Incidentally I’m not a fan of the term PKM other than accepting it for what it is – a vague fuzzy all-encompassing term that can’t really be meaningfully broken down much further than that. It’s a generic acronym meant to abstract away a group of concepts for reasoning at a particular level, nothing more.

It’s like the term ICT “Information and Communication Technology.” It’s used to reason in general about anything ranging from smartphones to laptops to desktops to IOT devices to to social media apps to productivity apps to … literally anything used in communications.

That’s useful for discussions at an extremely broad generic level but not useful for actual use by most people.

When it comes to actual practical use it fundamentally boils down to:

  • Focus on extracting the ideas from whatever work you are studying
  • Break down that ideas into individual atomic units
  • Synthesize those ideas to create new insights and knowledge

That’s essentially the Zettelkasten approach. And “coincidentally” is also fundamentally what studying is about. It’s also essentially never taught to students. But its the fundamental core of what makes a good student. And most people can learn these basic skills with some practice and apply them and vastly expand their knowledge.

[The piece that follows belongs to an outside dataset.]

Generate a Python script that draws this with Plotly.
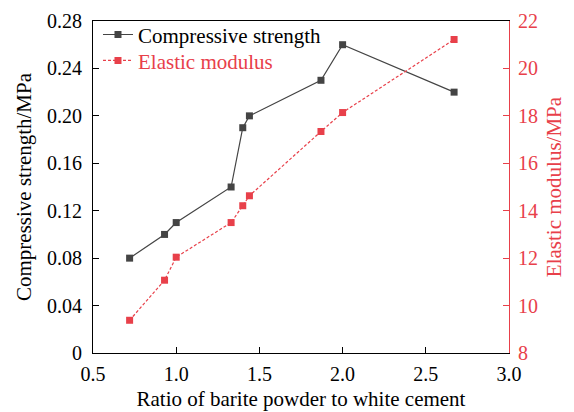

I disagree with this. While its true that many people conflate Obsidian the tool with various PKM methods there are also many people who do distinguish between the two.

There might be a miscommunication here, because:

The two are orthogonal. Too many people IMO conflate Obsidian with LYT or other frameworks and it leads to confusion. You don’t have to use Obsidian in any particular way, its just a tool. And likewise any of those frameworks can be implemented in many different tools.

I fully agree with that, which sounded like the basis of your disagreement. I do stand by “it’s almost impossible to discuss meaningfully across platforms” because I have seen it so frequently in discussion, such as in the Obsidian Discord. I think this is a failing of language. Most people–including me–seem to only have language for their process, not for their problems in the “PKM” space.

It’s a generic acronym meant to abstract away a group of concepts for reasoning at a particular level, nothing more.

I agree, which is kind of what I’m hoping we can decompose into more meaningful concepts. I think your ICT example is very on point. “IT” (as in “information technology”) comes to mind as well.

When it comes to actual practical use it fundamentally boils down to:

  • Focus on extracting the ideas from whatever work you are studying
  • Break down that ideas into individual atomic units
  • Synthesize those ideas to create new insights and knowledge

In principle, I agree. And I really like those points as a summary of what we’re after, but they also seem like bit of a Draw the Owl situation. The whole question, to me, is how do we “best” go about doing those things. How do we practice them, and become better?

For instance: “Break down that ideas into individual atomic units”.

The definition of what an “atomic unit” is doesn’t seem widely agreed on, despite getting discussed a lot (“conceptually atomic notes” vs “evergreen notes” vs “whatever fits on an index card”, etc…); and it might be difficult for someone rolling their own system in Obsidian to reconcile their ideas of an “atomic unit” with someone doing pure Zettelkasten’s “atomic unit”, leading to a misunderstanding of what the fundamental problem that “Break down that ideas into individual atomic units” is supposed to be solving in the first place.

Ideally, we would both look at that and say “Well that’s an X problem”, where “X” is some shared language that expresses this fundamental issue of managing knowledge. In the very simple scheme I suggested, I might say “This is a Librarian problem, and your goal is to focus on storing these big ideas in a way that can be quickly retrieved later on, from different contexts.” Some of the value there comes in the exclusion of the student role, therefore implicitly saying “Don’t go off trying to synthesize new ideas while you’re breaking them down.”

In any case, thank you for your earlier reading recommendations (I’ve read most of them but not all), and for giving your thought to this question! It definitely forces me to refine my thinking and my language for expressing it.